China Vanke says it’s not clear who would emerge as largest shareholder under proposed restructuring

PUBLISHED : Monday, 14 March, 2016, 9:46pm
UPDATED : Friday, 15 July, 2016, 10:32am

China Vanke, the mainland’s largest property company, said it wasn’t clear who would emerge as its largest shareholder under its proposal, unveiled publicly on Sunday, to acquire up to 60 billion yuan (HK$71.7 billion) of property assets from state-backed Shenzhen Metro.

“The final price, stake (of Shenzhen Metro) would be subjected to the formal plan, which is still under negotiation,” Vanke’s President Yu Liang told media in Hong Kong on Monday.

Yu did not specify a timeline for when further details of the deal would be announced.

China Vanke said the restructuring would benefit all shareholders, but did not specify the size of the share sale or provide a breakdown of the largest shareholders if the deal were to go through.

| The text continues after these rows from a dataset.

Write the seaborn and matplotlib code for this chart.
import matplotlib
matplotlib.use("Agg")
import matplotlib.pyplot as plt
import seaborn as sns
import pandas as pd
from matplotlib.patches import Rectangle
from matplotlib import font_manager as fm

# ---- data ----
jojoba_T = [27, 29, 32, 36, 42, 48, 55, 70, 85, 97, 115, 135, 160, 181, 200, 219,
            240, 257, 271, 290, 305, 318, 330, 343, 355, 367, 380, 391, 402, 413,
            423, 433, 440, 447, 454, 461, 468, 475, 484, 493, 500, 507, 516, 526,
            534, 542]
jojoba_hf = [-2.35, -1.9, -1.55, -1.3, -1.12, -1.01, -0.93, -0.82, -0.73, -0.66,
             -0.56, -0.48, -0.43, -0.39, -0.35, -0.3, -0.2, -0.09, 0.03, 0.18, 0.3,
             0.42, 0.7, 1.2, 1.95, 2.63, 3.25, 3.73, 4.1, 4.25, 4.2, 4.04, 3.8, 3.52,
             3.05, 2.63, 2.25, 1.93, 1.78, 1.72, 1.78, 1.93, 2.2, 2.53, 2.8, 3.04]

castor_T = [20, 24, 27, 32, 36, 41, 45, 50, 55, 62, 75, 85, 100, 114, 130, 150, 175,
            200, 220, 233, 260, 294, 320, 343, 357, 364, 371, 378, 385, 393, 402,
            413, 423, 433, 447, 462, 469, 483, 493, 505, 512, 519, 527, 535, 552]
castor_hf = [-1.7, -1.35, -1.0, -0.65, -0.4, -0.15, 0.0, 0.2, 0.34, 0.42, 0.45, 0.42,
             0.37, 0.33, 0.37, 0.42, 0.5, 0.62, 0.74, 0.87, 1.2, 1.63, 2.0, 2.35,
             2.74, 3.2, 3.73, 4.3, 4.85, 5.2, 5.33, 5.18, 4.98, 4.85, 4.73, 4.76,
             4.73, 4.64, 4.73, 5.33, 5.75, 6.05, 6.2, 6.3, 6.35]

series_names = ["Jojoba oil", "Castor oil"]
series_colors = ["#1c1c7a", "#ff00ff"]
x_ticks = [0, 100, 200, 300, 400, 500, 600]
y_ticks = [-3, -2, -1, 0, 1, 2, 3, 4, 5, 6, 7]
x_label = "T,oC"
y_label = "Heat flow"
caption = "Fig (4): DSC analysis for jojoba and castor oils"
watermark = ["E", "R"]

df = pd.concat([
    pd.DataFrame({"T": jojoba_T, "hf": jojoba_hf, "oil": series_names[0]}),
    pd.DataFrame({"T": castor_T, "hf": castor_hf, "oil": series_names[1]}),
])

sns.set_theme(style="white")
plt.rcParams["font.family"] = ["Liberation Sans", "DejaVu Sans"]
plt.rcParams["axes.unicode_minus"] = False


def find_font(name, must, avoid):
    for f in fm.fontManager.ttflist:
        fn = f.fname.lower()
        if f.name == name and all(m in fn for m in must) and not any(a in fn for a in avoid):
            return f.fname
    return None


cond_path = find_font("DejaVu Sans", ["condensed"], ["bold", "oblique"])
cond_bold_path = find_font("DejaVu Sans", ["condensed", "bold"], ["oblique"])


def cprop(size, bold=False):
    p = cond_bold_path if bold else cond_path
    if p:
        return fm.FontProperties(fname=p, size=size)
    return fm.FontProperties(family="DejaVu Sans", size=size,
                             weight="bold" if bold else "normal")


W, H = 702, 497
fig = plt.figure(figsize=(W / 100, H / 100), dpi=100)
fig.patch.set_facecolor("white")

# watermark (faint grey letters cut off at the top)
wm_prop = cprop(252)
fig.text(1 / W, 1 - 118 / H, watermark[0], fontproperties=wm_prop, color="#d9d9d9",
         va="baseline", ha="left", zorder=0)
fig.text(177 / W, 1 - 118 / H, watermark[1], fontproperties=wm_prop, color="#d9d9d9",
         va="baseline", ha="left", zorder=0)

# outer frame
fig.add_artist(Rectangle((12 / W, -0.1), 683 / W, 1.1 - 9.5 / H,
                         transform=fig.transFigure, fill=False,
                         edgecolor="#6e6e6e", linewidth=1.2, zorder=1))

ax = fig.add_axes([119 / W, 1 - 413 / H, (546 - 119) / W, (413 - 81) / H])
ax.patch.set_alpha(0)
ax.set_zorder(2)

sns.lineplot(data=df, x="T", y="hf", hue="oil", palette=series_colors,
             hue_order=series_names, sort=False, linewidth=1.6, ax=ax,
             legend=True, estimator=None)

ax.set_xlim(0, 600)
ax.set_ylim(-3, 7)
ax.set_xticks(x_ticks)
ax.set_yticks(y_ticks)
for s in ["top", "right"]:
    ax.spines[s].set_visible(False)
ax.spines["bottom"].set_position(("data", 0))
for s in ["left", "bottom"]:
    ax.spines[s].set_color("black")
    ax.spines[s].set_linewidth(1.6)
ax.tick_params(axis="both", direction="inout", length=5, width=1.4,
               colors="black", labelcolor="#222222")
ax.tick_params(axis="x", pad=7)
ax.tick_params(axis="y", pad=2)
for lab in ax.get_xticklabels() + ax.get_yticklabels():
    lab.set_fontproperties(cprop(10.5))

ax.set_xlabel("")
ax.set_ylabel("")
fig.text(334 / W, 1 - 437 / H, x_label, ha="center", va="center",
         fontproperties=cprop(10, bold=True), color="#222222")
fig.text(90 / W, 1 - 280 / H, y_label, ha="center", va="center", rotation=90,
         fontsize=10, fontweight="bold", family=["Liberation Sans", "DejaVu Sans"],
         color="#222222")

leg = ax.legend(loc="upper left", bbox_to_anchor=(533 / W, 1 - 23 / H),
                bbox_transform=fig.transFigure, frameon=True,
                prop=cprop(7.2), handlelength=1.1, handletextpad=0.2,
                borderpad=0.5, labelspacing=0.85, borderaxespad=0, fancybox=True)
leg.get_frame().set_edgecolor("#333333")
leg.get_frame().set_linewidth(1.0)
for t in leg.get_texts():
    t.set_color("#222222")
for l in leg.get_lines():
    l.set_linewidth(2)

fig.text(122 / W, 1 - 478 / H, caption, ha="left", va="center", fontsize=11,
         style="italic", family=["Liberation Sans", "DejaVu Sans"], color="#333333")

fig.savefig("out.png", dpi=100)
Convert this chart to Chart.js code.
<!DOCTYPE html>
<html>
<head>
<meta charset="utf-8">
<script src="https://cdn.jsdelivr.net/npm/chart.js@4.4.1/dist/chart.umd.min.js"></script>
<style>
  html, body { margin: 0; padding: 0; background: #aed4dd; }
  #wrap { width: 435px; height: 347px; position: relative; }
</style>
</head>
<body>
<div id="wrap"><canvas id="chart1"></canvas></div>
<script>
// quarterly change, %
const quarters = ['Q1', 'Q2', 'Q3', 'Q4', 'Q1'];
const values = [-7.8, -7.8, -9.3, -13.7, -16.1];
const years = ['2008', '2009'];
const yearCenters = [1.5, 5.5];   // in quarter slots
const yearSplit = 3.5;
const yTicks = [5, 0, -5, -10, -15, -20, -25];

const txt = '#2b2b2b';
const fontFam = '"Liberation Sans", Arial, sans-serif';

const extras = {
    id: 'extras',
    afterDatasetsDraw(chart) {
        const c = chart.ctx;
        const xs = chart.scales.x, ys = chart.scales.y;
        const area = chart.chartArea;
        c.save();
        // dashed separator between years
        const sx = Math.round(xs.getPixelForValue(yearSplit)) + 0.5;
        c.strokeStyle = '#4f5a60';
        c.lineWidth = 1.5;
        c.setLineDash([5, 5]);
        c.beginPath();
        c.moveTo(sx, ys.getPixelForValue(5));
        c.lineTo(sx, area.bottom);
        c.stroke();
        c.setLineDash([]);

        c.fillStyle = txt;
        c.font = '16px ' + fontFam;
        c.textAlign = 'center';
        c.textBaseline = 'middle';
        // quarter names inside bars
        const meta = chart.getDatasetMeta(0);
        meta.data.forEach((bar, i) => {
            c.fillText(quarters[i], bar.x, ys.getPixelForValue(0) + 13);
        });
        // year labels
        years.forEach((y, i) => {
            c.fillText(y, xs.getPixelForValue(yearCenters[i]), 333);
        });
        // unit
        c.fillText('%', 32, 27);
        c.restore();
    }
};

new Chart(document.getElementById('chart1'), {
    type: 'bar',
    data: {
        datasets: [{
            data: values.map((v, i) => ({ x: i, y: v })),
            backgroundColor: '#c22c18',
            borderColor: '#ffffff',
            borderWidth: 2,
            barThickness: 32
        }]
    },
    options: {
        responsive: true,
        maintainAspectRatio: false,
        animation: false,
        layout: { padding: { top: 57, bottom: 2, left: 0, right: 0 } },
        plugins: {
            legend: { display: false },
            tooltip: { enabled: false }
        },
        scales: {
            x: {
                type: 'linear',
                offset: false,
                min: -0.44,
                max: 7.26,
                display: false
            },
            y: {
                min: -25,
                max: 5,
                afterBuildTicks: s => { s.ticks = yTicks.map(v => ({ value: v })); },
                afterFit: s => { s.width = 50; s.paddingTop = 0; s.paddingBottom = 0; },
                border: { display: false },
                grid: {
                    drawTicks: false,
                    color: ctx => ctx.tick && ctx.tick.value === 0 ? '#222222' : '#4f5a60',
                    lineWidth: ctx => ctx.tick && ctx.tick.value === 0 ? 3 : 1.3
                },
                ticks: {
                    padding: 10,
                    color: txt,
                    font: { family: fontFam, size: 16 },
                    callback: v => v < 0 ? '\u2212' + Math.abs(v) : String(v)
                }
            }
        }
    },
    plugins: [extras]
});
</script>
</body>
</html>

When asked if the dilution would hurt small shareholder’s interest, Yu said his job was to make sure the company delivers good results.

Vanke has issued a total of 11.05 billion shares by the end of 2015. Based on its latest share price of 24.43 yuan in Shenzhen before its suspension on December 18, Shenzhen Metro would take up to roughly 18 per cent of Vanke’s stake after private placement.

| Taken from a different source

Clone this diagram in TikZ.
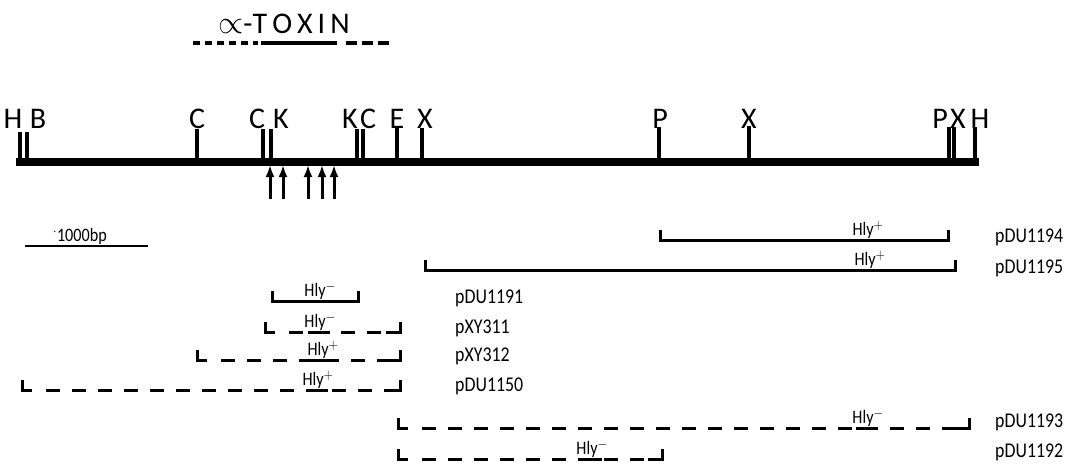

The weekend announcement comes as China Vanke battles to prevent a hostile takeover by Chinese insurer Baoneng Group, which currently ranks as the single largest shareholder in the property group.

Baoneng, with a 24.26 per cent stake, could see its holding diluted to 19 per cent after the restructuring.

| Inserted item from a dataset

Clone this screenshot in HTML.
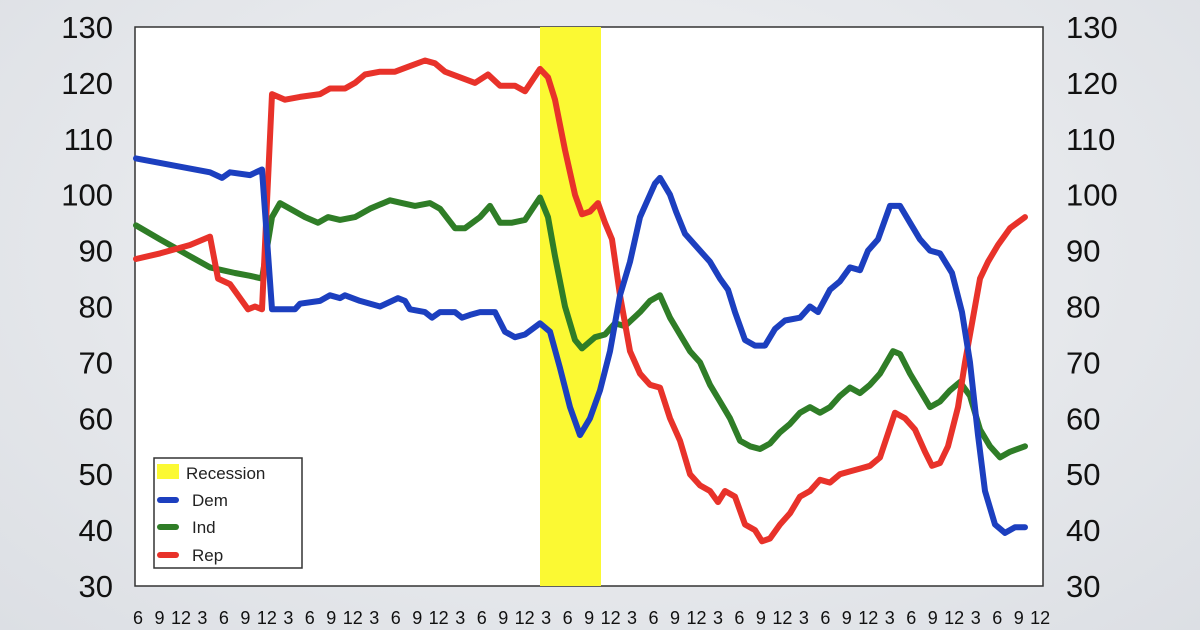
<!DOCTYPE html>
<html><head><style>
body{margin:0;width:1200px;height:630px;overflow:hidden;background:radial-gradient(ellipse at 50% 40%,#f2f3f5,#dcdfe4);font-family:"Liberation Sans",sans-serif}
</style></head><body>
<svg id="s" width="1200" height="630" xmlns="http://www.w3.org/2000/svg" style="position:absolute;left:0;top:0">
<rect x="135" y="27" width="908" height="559" fill="#fff" stroke="#333" stroke-width="1.5"/>
<rect x="540" y="27" width="61" height="559" fill="#fbf933"/>
<g id="g"></g>
<g id="lab" font-size="31" fill="#111"></g>
<g id="xl" font-size="18" fill="#111"></g>
<rect x="154" y="458" width="148" height="110" fill="#fff" stroke="#333" stroke-width="1.5"/>
<rect x="157" y="464" width="22" height="15" fill="#fbf933"/>
<line x1="160" y1="500" x2="176" y2="500" stroke="#1c3fbf" stroke-width="6" stroke-linecap="round"/>
<line x1="160" y1="527" x2="176" y2="527" stroke="#2f7d27" stroke-width="6" stroke-linecap="round"/>
<line x1="160" y1="555" x2="176" y2="555" stroke="#e8322a" stroke-width="6" stroke-linecap="round"/>
<g font-size="17" fill="#222"><text x="186" y="479">Recession</text><text x="192" y="506">Dem</text><text x="192" y="533">Ind</text><text x="192" y="561">Rep</text></g>
</svg>
<script>
function Y(v){return 586-(v-30)*5.59}
var dem=[136,106.5,210,104,222,103,230,104,250,103.5,262,104.5,272,79.5,295,79.5,300,80.5,320,81,330,82,340,81.5,345,82,360,81,380,80,398,81.5,405,81,410,79.5,425,79,432,78,440,79,455,79,462,78,470,78.5,480,79,495,79,505,75.5,515,74.5,525,75,540,77,550,75.5,560,69,570,62,580,57,590,60,600,65,610,72,620,82,630,88,640,96,650,100,655,102,660,103,670,100,676,97,685,93,695,91,710,88,720,85,728,83,735,79,745,74,755,73,765,73,775,76,785,77.5,800,78,810,80,818,79,830,83,840,84.5,850,87,860,86.5,868,90,878,92,890,98,900,98,910,95,920,92,930,90,940,89.5,952,86,962,79,970,70,978,57,985,47,995,41,1005,39.5,1015,40.5,1025,40.5];
var ind=[136,94.5,160,92,190,89,210,87,235,86,250,85.5,262,85,272,96,280,98.5,295,97,305,96,318,95,328,96,340,95.5,355,96,370,97.5,390,99,402,98.5,415,98,430,98.5,440,97.5,455,94,465,94,480,96,490,98,500,95,512,95,525,95.5,540,99.5,548,96,555,89,565,80,575,74,582,72.5,595,74.5,605,75,615,77,625,76.5,640,79,650,81,660,82,670,78,680,75,690,72,700,70,710,66,720,63,730,60,740,56,750,55,760,54.5,770,55.5,780,57.5,790,59,800,61,810,62,820,61,830,62,840,64,850,65.5,860,64.5,870,66,880,68,893,72,900,71.5,910,68,920,65,930,62,940,63,950,65,960,66.5,970,64,980,58,990,55,1000,53,1010,54,1025,55];
var rep=[136,88.5,160,89.5,190,91,210,92.5,218,85,230,84,238,82,248,79.5,255,80,262,79.5,272,118,285,117,300,117.5,320,118,330,119,345,119,355,120,365,121.5,380,122,395,122,410,123,425,124,435,123.5,445,122,460,121,475,120,488,121.5,500,119.5,515,119.5,525,118.5,540,122.5,548,121,555,117,565,108,575,100,582,96.5,590,97,598,98.5,605,95,612,92,620,82,630,72,640,68,650,66,660,65.5,670,60,680,56,690,50,700,48,710,47,718,45,725,47,735,46,745,41,755,40,762,38,770,38.5,780,41,790,43,800,46,810,47,820,49,830,48.5,840,50,850,50.5,860,51,870,51.5,880,53,895,61,905,60,915,58,925,54,932,51.5,940,52,948,55,958,62,965,70,972,77,980,85,988,88,998,91,1010,94,1025,96];
var NS="http://www.w3.org/2000/svg",g=document.getElementById('g');
function line(a,c){var p=[];for(var i=0;i<a.length;i+=2)p.push(a[i]+','+Y(a[i+1]).toFixed(1));var e=document.createElementNS(NS,'polyline');e.setAttribute('points',p.join(' '));e.setAttribute('fill','none');e.setAttribute('stroke',c);e.setAttribute('stroke-width','6');e.setAttribute('stroke-linejoin','round');e.setAttribute('stroke-linecap','round');g.appendChild(e);}
line(ind,'#2f7d27');line(rep,'#e8322a');line(dem,'#1c3fbf');
var lab=document.getElementById('lab');
for(var v=30;v<=130;v+=10){var y=Y(v)+11;
var t=document.createElementNS(NS,'text');t.setAttribute('x',113);t.setAttribute('y',y);t.setAttribute('text-anchor','end');t.textContent=v;lab.appendChild(t);
t=document.createElementNS(NS,'text');t.setAttribute('x',1066);t.setAttribute('y',y);t.textContent=v;lab.appendChild(t);}
var xl=document.getElementById('xl'),q=['6','9','12','3'];
for(var i=0;i<43;i++){var t=document.createElementNS(NS,'text');t.setAttribute('x',(138+i*21.48).toFixed(1));t.setAttribute('y',624);t.setAttribute('text-anchor','middle');t.textContent=q[i%4];xl.appendChild(t);}
</script>
</body></html>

Meanwhile, Vanke’s former largest shareholder, state-owned China Resources, newly introduced partner Anbang Insurance and Vanke’s management, hold a combined 26.44 per cent of the company. If the preliminary agreement with Shenzhen Metro’s were to proceed, Vanke could gain support from shareholders representing more than 40 per cent.

In a filing to Shenzhen’s stock exchange on Sunday, Vanke said it would fund the acquisition by selling new shares to the Shenzhen-based subway operator in exchange for real estate assets atop its subway stations in the fast-growing city. Vanke added that any shortfalls in the price could be made up in cash.

The potential share issuance and asset injection will need approval by Vanke and Shenzhen Metro’s boards and shareholders, as well as state-owned assets and securities regulators.

The mainland’s largest home builder saw its Hong Kong-listed shares surge 10 per cent on Monday to close at HK$20.15, after announcing the potential tie up with Shenzhen Metro. It also released its 2015 annual results showing a 15.1 per cent rise in full year net profit to 18.12 billion yuan.

Vanke said they saw large room to develop “subway plus property” projects in the future, especially in Shenzhen, where the metro only covers 28 per cent of the city’s public transportation, the lowest level among first-tier cities.

“I’m very positive, such projects are much more resistant to price fluctuations,” Yu said.

Trading of Vanke’s shares in Shenzhen has been suspended since December 18. It is scheduled to hold an extraordinary shareholder meeting on March 17.